Conserve environmentally sensitive areas, including significant natural habitats, wetlands and water bodies.
Protecting significant natural habitats, within the Rural Service Area and within the Urban Service Area where feasible, maintains biodiversity and protects habitat, native biota, and wildlife corridors. Linking greenways, tree protection areas, stream corridors, stream conservation greenways, and/or significant tree canopies allows wildlife and flora to travel and thrive in a more ecologically diverse environment in both the Rural Service Area and the Urban Service Area, where feasible. Seeing flora (plant life) and fauna (animals) are good for reducing stress, and ecological diversity plays a part in providing places where bees can feed. As of August 2017, Lexington has 28,953 acres of Rural Service Area farmland conserved with PDR easements. The purpose of the PDR easements is to preserve farmland and environmentally sensitive land in the Rural Service Area. The farmland preserved provides food security for Lexington and surrounding areas, since the valuable agricultural soil is protected from development. If land is preserved for farming but bee populations are not sufficient to pollinate plants, then production of food could be very limited. Therefore, safe places for bees is another reason for protecting natural habitats and flora. In 1999, the Land Capability Analysis defined the boundaries of environmentally sensitive areas, which equaled about 30% of the Rural Service Area.
The Natural Area (NAT) identified on page 51 of the 2017 Rural Land Management Plan, contains about 8,500 acres and is located in the extreme southeastern part of the county. It includes floodplains, riparian vegetation, steep slopes, and canopy coverage, and is home to a wide variety of aquatic and wildlife. Agriculture does occur in portions of the NAT. Echoing the 2017 Rural Land Management Plan, “…the preservation and enhancement of the land, vegetation and water in a natural state with a minimum of intrusions” is a policy emphasized.

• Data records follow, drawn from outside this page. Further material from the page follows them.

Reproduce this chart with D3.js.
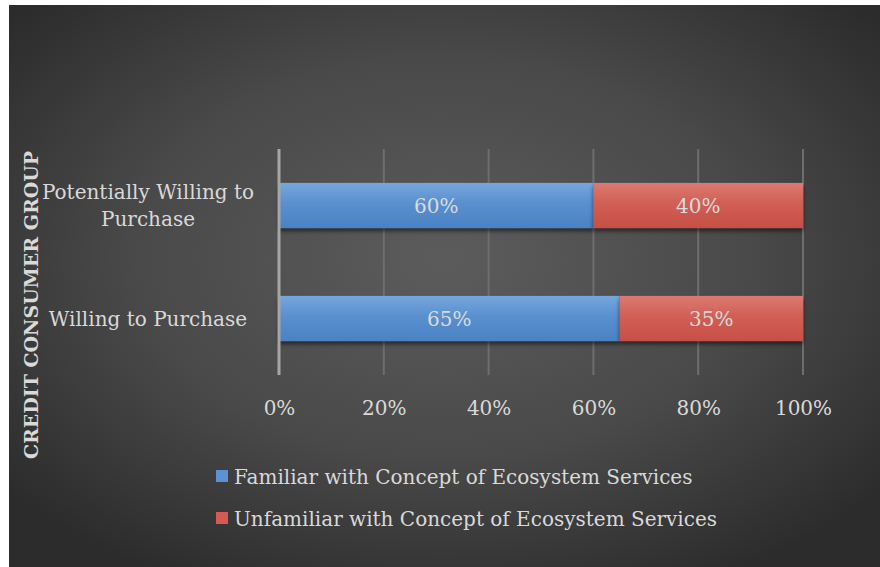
<!DOCTYPE html>
<html>
<head>
<meta charset="utf-8">
<script src="https://cdn.jsdelivr.net/npm/d3@7"></script>
<style>
  html, body { margin: 0; padding: 0; background: #ffffff; }
  svg { display: block; }
  text { font-family: "DejaVu Serif", "Liberation Serif", serif; }
</style>
</head>
<body>
<svg id="chart" width="880" height="567"></svg>
<script>
// Consumer groups, listed bottom to top as drawn
const categories = ["Willing to Purchase", "Potentially Willing to Purchase"];
const categoryLines = [["Willing to Purchase"], ["Potentially Willing to", "Purchase"]];
const seriesNames = ["Familiar with Concept of Ecosystem Services", "Unfamiliar with Concept of Ecosystem Services"];
const familiar = [65, 60];
const unfamiliar = [35, 40];
const tickValues = [0, 20, 40, 60, 80, 100];
const tickLabels = ["0%", "20%", "40%", "60%", "80%", "100%"];
const axisTitle = "CREDIT CONSUMER GROUP";

const svg = d3.select("#chart");
const W = 880, H = 567;
const defs = svg.append("defs");

// dark radial backdrop
const bg = defs.append("radialGradient").attr("id", "bg")
  .attr("cx", "50%").attr("cy", "45%").attr("r", "65%");
bg.append("stop").attr("offset", "0%").attr("stop-color", "#5c5c5c");
bg.append("stop").attr("offset", "55%").attr("stop-color", "#494949");
bg.append("stop").attr("offset", "100%").attr("stop-color", "#2c2c2c");
svg.append("rect").attr("x", 9).attr("y", 5).attr("width", W - 9).attr("height", H - 5)
  .attr("fill", "url(#bg)");

// bar fills with a soft top highlight
const fills = [
  { id: "gBlue", top: "#76a6dc", mid: "#5990cf", bot: "#4a82c3" },
  { id: "gRed", top: "#dc7a72", mid: "#d15f56", bot: "#c74f46" }
];
fills.forEach(f => {
  const g = defs.append("linearGradient").attr("id", f.id)
    .attr("x1", 0).attr("y1", 0).attr("x2", 0).attr("y2", 1);
  g.append("stop").attr("offset", "0%").attr("stop-color", f.top);
  g.append("stop").attr("offset", "45%").attr("stop-color", f.mid);
  g.append("stop").attr("offset", "100%").attr("stop-color", f.bot);
});
const shadow = defs.append("filter").attr("id", "shadow")
  .attr("x", "-5%").attr("y", "-20%").attr("width", "110%").attr("height", "160%");
shadow.append("feDropShadow").attr("dx", 0).attr("dy", 3).attr("stdDeviation", 2)
  .attr("flood-color", "#000").attr("flood-opacity", 0.55);

// scales
const x = d3.scaleLinear().domain([0, 100]).range([279, 803]);
const y = d3.scaleBand().domain(categories.slice().reverse()).range([149, 375])
  .paddingInner(0.6).paddingOuter(0.3);

// vertical gridlines
svg.append("g").selectAll("line").data(tickValues.slice(1)).join("line")
  .attr("x1", d => x(d)).attr("x2", d => x(d))
  .attr("y1", 149).attr("y2", 375)
  .attr("stroke", "#6e6e6e").attr("stroke-width", 2);

// stacked bars
const stackData = categories.map((c, i) => ({ cat: c, familiar: familiar[i], unfamiliar: unfamiliar[i] }));
const stacked = d3.stack().keys(["familiar", "unfamiliar"])(stackData);
const fillIds = ["url(#gBlue)", "url(#gRed)"];

const layers = svg.append("g").selectAll("g").data(stacked).join("g")
  .attr("fill", (d, i) => fillIds[i]);
layers.selectAll("rect").data(d => d).join("rect")
  .attr("x", d => x(d[0]))
  .attr("width", d => x(d[1]) - x(d[0]))
  .attr("y", d => y(d.data.cat))
  .attr("height", y.bandwidth())
  .attr("filter", "url(#shadow)");

// value labels
layers.selectAll("text").data(d => d.map(p => ({ p, v: p[1] - p[0] }))).join("text")
  .attr("x", d => (x(d.p[0]) + x(d.p[1])) / 2)
  .attr("y", d => y(d.p.data.cat) + y.bandwidth() / 2)
  .attr("dy", "0.35em")
  .attr("text-anchor", "middle")
  .attr("fill", "#dadada")
  .attr("font-size", 20)
  .text(d => d.v + "%");

// category axis line
svg.append("line").attr("x1", x(0)).attr("x2", x(0)).attr("y1", 149).attr("y2", 375)
  .attr("stroke", "#a6a6a6").attr("stroke-width", 3);

// category labels
categories.forEach((c, i) => {
  const lines = categoryLines[i];
  const cy = y(c) + y.bandwidth() / 2;
  const lh = 27;
  const t = svg.append("text").attr("text-anchor", "middle")
    .attr("fill", "#d9d9d9").attr("font-size", 20);
  lines.forEach((ln, k) => {
    t.append("tspan").attr("x", 148)
      .attr("y", cy + (k - (lines.length - 1) / 2) * lh)
      .attr("dy", "0.35em").text(ln);
  });
});

// percentage axis
const xAxis = d3.axisBottom(x).tickValues(tickValues)
  .tickFormat((d, i) => tickLabels[i]).tickSize(0).tickPadding(0);
const gx = svg.append("g").attr("transform", "translate(0,408)").call(xAxis);
gx.select(".domain").remove();
gx.selectAll("text").attr("fill", "#d9d9d9").attr("font-size", 20)
  .attr("font-family", "DejaVu Serif, Liberation Serif, serif")
  .attr("dy", "0.35em").attr("y", 0);

// axis title
svg.append("text")
  .attr("transform", "translate(31,305) rotate(-90)")
  .attr("text-anchor", "middle").attr("dy", "0.35em")
  .attr("fill", "#d9d9d9").attr("font-size", 19).attr("font-weight", "bold")
  .text(axisTitle);

// legend
const legendColors = ["#5b92d2", "#d35b52"];
const lg = svg.append("g").selectAll("g").data(seriesNames).join("g")
  .attr("transform", (d, i) => `translate(216,${477 + i * 42})`);
lg.append("rect").attr("x", 0).attr("y", -7).attr("width", 12).attr("height", 12)
  .attr("fill", (d, i) => legendColors[i]);
lg.append("text").attr("x", 18).attr("dy", "0.35em")
  .attr("fill", "#d9d9d9").attr("font-size", 20).text(d => d);
</script>
</body>
</html>
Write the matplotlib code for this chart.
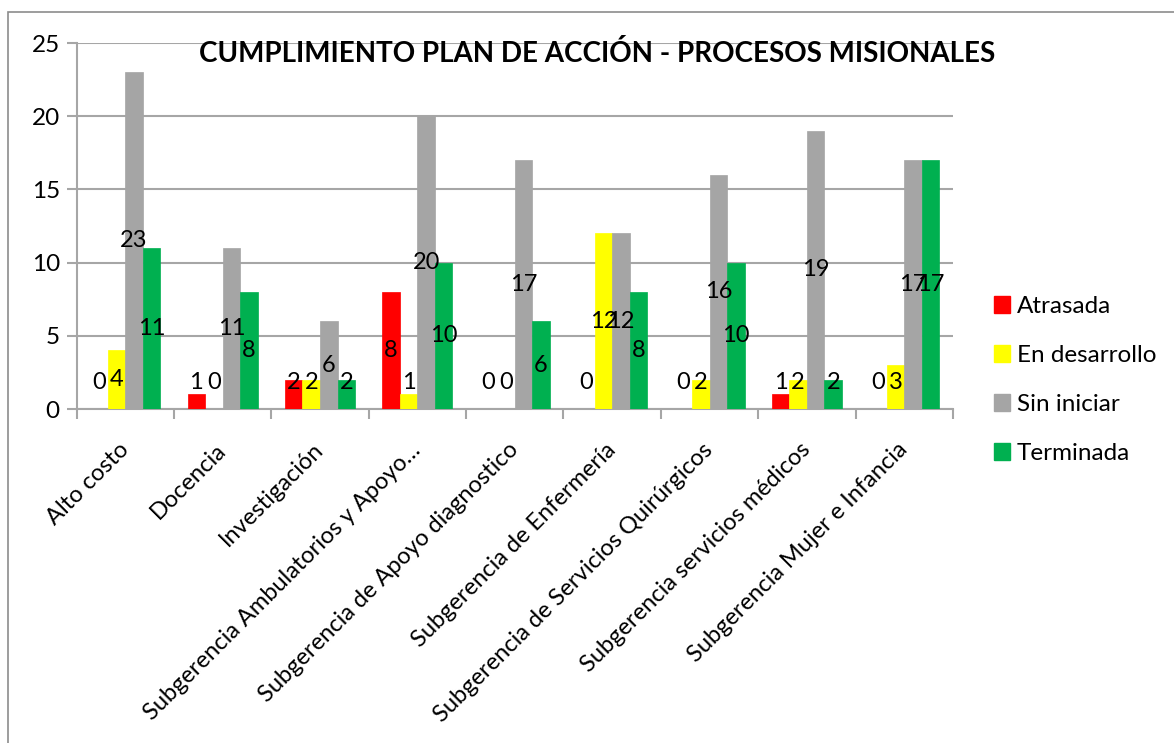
import matplotlib
matplotlib.use("Agg")
import matplotlib.pyplot as plt
from matplotlib.patches import Rectangle, Patch
import numpy as np

plt.rcParams['font.family'] = ['Lato', 'DejaVu Sans']

categories = ["Alto costo", "Docencia", "Investigación",
              "Subgerencia Ambulatorios y Apoyo…",
              "Subgerencia de Apoyo diagnostico",
              "Subgerencia de Enfermería",
              "Subgerencia de Servicios Quirúrgicos",
              "Subgerencia servicios médicos",
              "Subgerencia Mujer e Infancia"]
series_names = ["Atrasada", "En desarrollo", "Sin iniciar", "Terminada"]
atrasada = [0, 1, 2, 8, 0, 0, 0, 1, 0]
en_desarrollo = [4, 0, 2, 1, 0, 12, 2, 2, 3]
sin_iniciar = [23, 11, 6, 20, 17, 12, 16, 19, 17]
terminada = [11, 8, 2, 10, 6, 8, 10, 2, 17]
colors = ["#FF0000", "#FFFF00", "#A5A5A5", "#00B050"]
yticks = [0, 5, 10, 15, 20, 25]
title = "CUMPLIMIENTO PLAN DE ACCIÓN - PROCESOS MISIONALES"

W, H = 1174, 743
fig = plt.figure(figsize=(W / 100, H / 100), dpi=100)
ax = fig.add_axes([76.5 / W, 1 - 409 / H, (953 - 76.5) / W, (409 - 43) / H])

grid_c = "#A6A6A6"
x = np.arange(len(categories))
bw = 0.18
data = [atrasada, en_desarrollo, sin_iniciar, terminada]
for i, (vals, c) in enumerate(zip(data, colors)):
    pos = x + (i - 1.5) * bw
    ax.bar(pos, vals, width=bw, color=c, edgecolor=c, linewidth=0.5, zorder=3)
    for px, v in zip(pos, vals):
        ax.text(px, max(v / 2, 1.8), str(v), ha='center', va='center',
                fontsize=17, color='black', zorder=5)

ax.set_xlim(-0.5, len(categories) - 0.5)
ax.set_ylim(0, 25)
ax.set_yticks(yticks)
ax.set_yticklabels([str(t) for t in yticks], fontsize=17.5)
ax.yaxis.grid(True, color=grid_c, linewidth=1.5, zorder=0)
ax.set_axisbelow(True)

ax.set_xticks(x)
ax.set_xticklabels(categories, rotation=45, ha='right', va='center',
                   rotation_mode='anchor', fontsize=17)
ax.set_xticks(np.arange(-0.5, len(categories)), minor=True)
ax.tick_params(axis='x', which='major', length=0, pad=27)
ax.tick_params(axis='x', which='minor', length=7, color=grid_c, width=1.5, direction='out')
ax.tick_params(axis='y', length=7, color=grid_c, width=1.5, direction='out', pad=5)

for s in ['top', 'right']:
    ax.spines[s].set_visible(False)
for s in ['left', 'bottom']:
    ax.spines[s].set_color(grid_c)
    ax.spines[s].set_linewidth(1.5)

fig.text(597 / W, 1 - 53 / H, title, ha='center', va='center',
         fontsize=20, fontweight='bold')

handles = [Patch(facecolor=c, edgecolor=c) for c in colors]
fig.legend(handles, series_names, loc='center left',
           bbox_to_anchor=(994 / W, 1 - 380 / H), frameon=False,
           fontsize=17.5, handlelength=0.65, handleheight=0.65,
           handletextpad=0.3, labelspacing=1.15, borderpad=0, borderaxespad=0)

fig.add_artist(Rectangle((7.5 / W, -0.1), 2, 1 - 12.5 / H + 0.1,
                         transform=fig.transFigure, fill=False,
                         edgecolor='#8C8C8C', linewidth=1.2, clip_on=False))

fig.savefig("out.png", dpi=100)
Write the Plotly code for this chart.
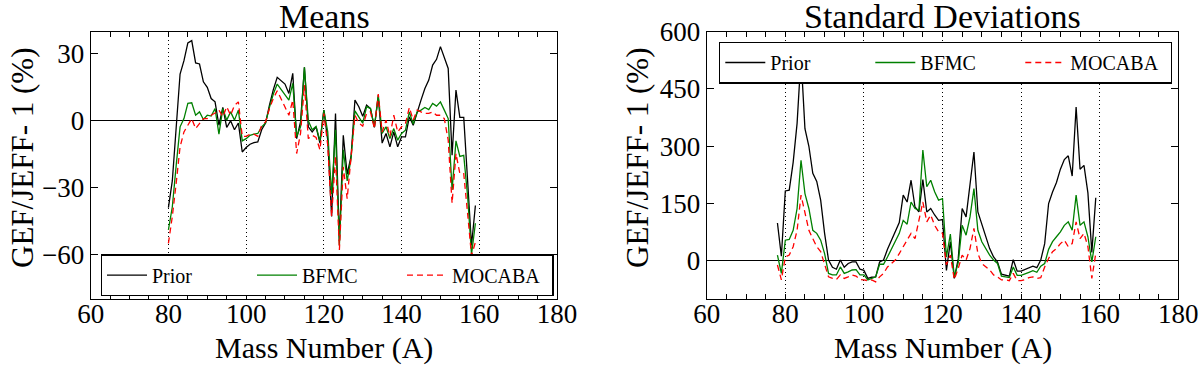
import plotly.graph_objects as go

# ---------------- data ----------------
mass_means = list(range(80, 160))
prior_mean = [-39, -27, -3, 21, 27, 35, 36, 26, 25.5, 17.5,
              15, 10, 8.5, -2, 6, -3, 0, -4, -1, -14,
              -12, -10.5, -9.8, -9.5, -4, -1, 7, 14, 19.5, 18,
              16.5, 12.3, 21.3, -8, -0.5, 24, -2.7, -5, -2.7, -10,
              4.8, -8.7, -43, 3.3, -54, -6.5, -24, -16, 9.3, 6.3,
              2, 7, 5.5, -3, 10.8, -10, -5.7, -11.7, -5, -11.7,
              -7.2, -7.2, 1.8, -2, 4, 9.3, 14.5, 18.3, 25, 27.6,
              33.3, 28, 23.5, -15.5, 13.8, 1.5, 1.5, -27, -56, -38]
bfmc_mean = [-49, -38.7, -20, -2.7, 1, 7.8, 8.1, 2.5, 4, 0.6,
             2.5, 2.1, 5.5, -6, 5.5, 0.3, 4, 0.3, 4.8, -9,
             -8, -6.5, -6, -5.7, -2.7, -1, 6, 12, 16.5, 14,
             11.5, 9.3, 16.8, -7, -2.7, 24, 0, -4, -2.5, -9,
             4.8, -5, -33, -4, -56, -13, -27, -17, 4.5, 1.5,
             -1, 6.3, 5.5, -2.7, 11.5, -5.7, -2.7, -8, -3.5, -8.7,
             -5.7, -4.2, 4, -1.5, 4, 4.8, 6, 5, 7.8, 6.6,
             8.5, 4.8, 1, -31, -9, -16, -15.5, -34, -60, -46]
mocaba_mean = [-55, -43, -28, -11.7, -5, -2, 1, -3.5, -1.2, 1,
               1, 2.5, 3.5, 4.8, 1.8, 6.3, 2.5, 7, 8.5, -7,
               -7, -6, -6, -7, -2, -0.5, 5.5, 10, 13.5, 10,
               6, 2.5, 9.3, -14.7, -5.7, 16, -8, -6.5, -7.5, -13,
               3.3, -11, -43, -16, -58, -20.7, -35, -16, 2.5, -1,
               -2.4, 3.3, 4, -3.5, 12, -5, 0.3, -7, 2.5, -5,
               -2.7, -1.2, 6, 0.3, 4.8, 4, 3.3, 3.3, 4, 2.5,
               2.5, 1, -8.7, -37, -14.7, -23.7, -23.7, -41.7, -60.5, -54.5]

mass_std = list(range(78, 160))
prior_std = [99, 12,
             183, 185, 258, 360, 535, 346, 300, 229, 208, 159,
             72, 2, -17, -22, 2, -17, -7, -3, -3, -22,
             -25, -46, -43, -42, -3, 2, 30, 55, 80, 100,
             172, 154, 211, 141, 128, 213, 128, 137, 120, 106,
             108, -25, 50, -46, 5, 137, 115, 194, 285, 128,
             95, 63, 32, 10, -3, -35, -37, -40, 3, -27,
             -27, -23, -18, -14, -18, 2, 45, 150, 180, 205,
             240, 265, 275, 222, 403, 240, 250, 178, 22, 165]
bfmc_std = [15, -33,
            54, 56, 80, 137, 263, 176, 137, 80, 72, 54,
            19, -33, -37, -37, -16, -33, -29, -24, -23, -37,
            -37, -50, -46, -42, -9, -9, 10, 32, 52, 72,
            106, 96, 154, 137, 133, 290, 194, 211, 181, 159,
            163, 10, 70, -42, -5, 93, 67, 115, 189, 80,
            50, 32, 15, 2, -7, -40, -42, -44, -16, -38,
            -38, -33, -30, -26, -30, -14, -7, 30, 50, 63,
            76, 93, 102, 80, 172, 93, 102, 63, -3, 63]
mocaba_std = [-11, -50,
              10, 15, 37, 80, 172, 124, 80, 58, 37, 24,
              -7, -42, -46, -49, -37, -46, -42, -37, -40, -49,
              -50, -52, -50, -55, -42, -33, -16, -7, 2, 19,
              37, 54, 72, 58, 102, 154, 102, 120, 93, 76,
              72, -10, 15, -49, -20, 15, 2, 32, 85, 19,
              -7, -16, -24, -37, -42, -50, -50, -52, -33, -52,
              -52, -49, -44, -42, -46, -44, -16, 6, 24, 32,
              45, 54, 37, 45, 102, 58, 72, 37, -46, 19]

series_names = ["Prior", "BFMC", "MOCABA"]
panel_titles = ["Means", "Standard Deviations"]
x_title = "Mass Number (A)"
y_title = "GEF/JEFF- 1 (%)"

# ---------------- style ----------------
FONT = "Liberation Serif"
W, H = 1200, 365
colors = ["#000000", "#008000", "#ff0000"]
dashes = ["solid", "solid", "6px,4px"]

fig = go.Figure()

panels = [
    (mass_means, [prior_mean, bfmc_mean, mocaba_mean], "x", "y", "legend"),
    (mass_std, [prior_std, bfmc_std, mocaba_std], "x2", "y2", "legend2"),
]
for xs, ys_list, xa, ya, lg in panels:
    for name, ys, c, d in zip(series_names, ys_list, colors, dashes):
        fig.add_trace(go.Scatter(
            x=xs, y=ys, mode="lines", name=name,
            line=dict(color=c, width=1.3, dash=d),
            xaxis=xa, yaxis=ya, legend=lg,
        ))

def px_x(p):
    return p / W

def px_y(p):
    return 1 - p / H

common_x = dict(
    range=[60, 180], dtick=20, tick0=60, automargin=False,
    showline=True, linecolor="black", linewidth=1.3, mirror="ticks",
    ticks="inside", ticklen=5, tickcolor="black", tickwidth=1,
    showgrid=True, gridcolor="black", gridwidth=1, griddash="1px,3px",
    zeroline=False, ticklabelstandoff=-10,
    minor=dict(dtick=5, tick0=60, ticks="inside", ticklen=5,
               tickcolor="black", tickwidth=1, showgrid=False),
    tickfont=dict(family=FONT, size=27, color="black"),
)
common_y = dict(
    automargin=False,
    showline=True, linecolor="black", linewidth=1.3, mirror="ticks",
    ticks="inside", ticklen=7, tickcolor="black", tickwidth=1,
    showgrid=False, zeroline=True, zerolinecolor="black", zerolinewidth=1.3,
    tickfont=dict(family=FONT, size=27, color="black"),
)

yd = [px_y(299), px_y(31.7)]
legend_common = dict(
    xanchor="left", yanchor="top",
    orientation="h", bgcolor="white", bordercolor="black", borderwidth=1.3,
    font=dict(family=FONT, size=20, color="black"),
    entrywidth=95, itemwidth=40,
)
fig.update_layout(
    width=W, height=H,
    margin=dict(l=0, r=0, t=0, b=0, autoexpand=False),
    paper_bgcolor="white", plot_bgcolor="white",
    font=dict(family=FONT, color="black"),
    xaxis=dict(domain=[px_x(90.7), px_x(557)], anchor="y", **common_x),
    yaxis=dict(domain=yd, anchor="x", range=[-80, 40], dtick=30, tick0=0, **common_y),
    xaxis2=dict(domain=[px_x(706.7), px_x(1178.3)], anchor="y2", **common_x),
    yaxis2=dict(domain=yd, anchor="x2", range=[-100, 600], dtick=150, tick0=0, **common_y),
    legend=dict(x=px_x(100.7), y=px_y(254.3), **legend_common),
    legend2=dict(x=px_x(719), y=px_y(41.7), **legend_common),
    showlegend=True,
)

annotations = []
for title, cx in zip(panel_titles, [324, 942.5]):
    annotations.append(dict(text=title, x=px_x(cx), y=px_y(16), xref="paper", yref="paper",
                            xanchor="center", yanchor="middle", showarrow=False,
                            font=dict(family=FONT, size=34, color="black")))
    annotations.append(dict(text=x_title, x=px_x(cx), y=px_y(348), xref="paper", yref="paper",
                            xanchor="center", yanchor="middle", showarrow=False,
                            font=dict(family=FONT, size=30, color="black")))
for cx in [22, 637]:
    annotations.append(dict(text=y_title, x=px_x(cx), y=px_y(158), xref="paper", yref="paper",
                            xanchor="center", yanchor="middle", showarrow=False, textangle=-90,
                            font=dict(family=FONT, size=31, color="black")))
fig.update_layout(annotations=annotations)

# remove the default page margin so the figure sits at the window's top-left corner
fig.write_html("out.html", config={"displayModeBar": False},
               post_script="document.body.style.margin='0px';")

The Rural Land Management Plan lists “Special Natural Protection Areas”, which are located all over the RSA, not just in the NAT. The lists describe mapped areas of high priority and slightly lower priority for preservation, and include sites with rare species of plants, large blue ash trees, rare bird sites, river slopes, and natural bodies of water. The Rural Land Management Plan identified special natural protection areas; the “A” sites are those with the highest priority for preservation, and the “B” sites are those with a slightly lower priority for preservation.
For development applications inside the USA, a process should be established to identify and quantify endangered species on a proposed development site. New developments are suggested to avoid dividing floodplains into private ownership with flood insurance. Care should be taken during the development process to provide additional protection areas around floodplains and to incorporate them into accessible greenspace. Single-loaded streets could provide more open accessibility to the residents in the vicinity, and are recommended to be utilized.
- Develop an inventory of Special Natural Protection Areas within the Urban Service Area.